Observing the surrounding world as an extremely sophisticated variety of objects, relationships between them and processes we try to put order on it for making it more comprehensible. One of ways to reach this is establishment of similarities between objects or processes which make it possible to apply some statements about individual objets or processes to the members of their similarity classes. This way of action is not only a human discovery. A wild animal first-time testing an apple and finding it good fixes in its mind a pattern of similar size, form, color and scent objects. In its later experiences the pattern may be corrected by exclusion the small size and dark-green color objects which finally leads to a fixation in the mind a pattern (a concept) of “good for being eaten” objects. Establishment of similarity concepts and detection of similarities in individual cases in many living beings is thus a capability of fundamental importance. Non less important seems explaining what, in general, does the similarity mean.

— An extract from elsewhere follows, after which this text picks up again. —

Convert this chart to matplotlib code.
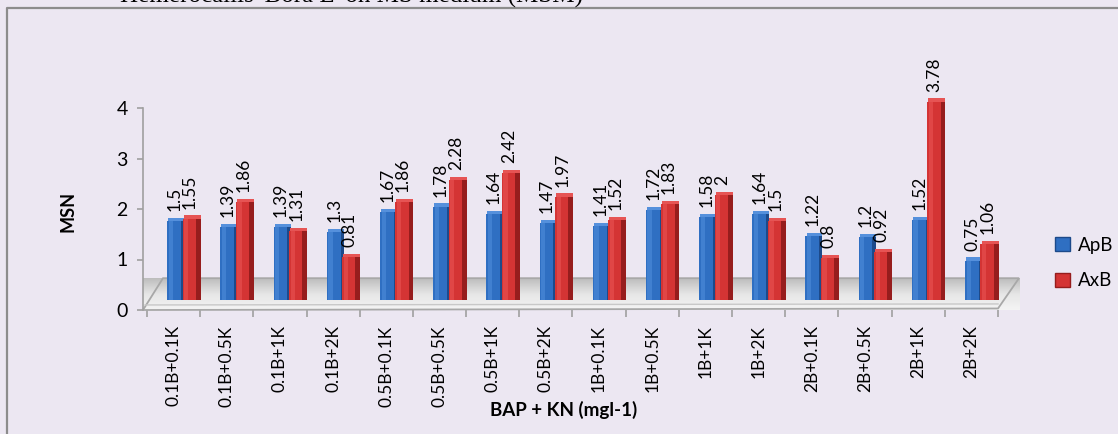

Strong similarity. In the forthcoming, the notion object will be assigned to any formal representative (geometrical point, vector, string of symbols, etc.) of a real or abstract being, characterizing its features and identifying it among other beings. Similarity is a property of a class C of objects that in the simplest case can be described by a formal similarity relation [Rasiowa H., Sikorski R., 1968]:

  • 10 reciprocal (each object a is similar to itself),

  • 20 symmetrical (if object a is similar to object b then b is similar to a), and

  • 30 transitive (if a is similar to b and b is similar to c then a is similar to c).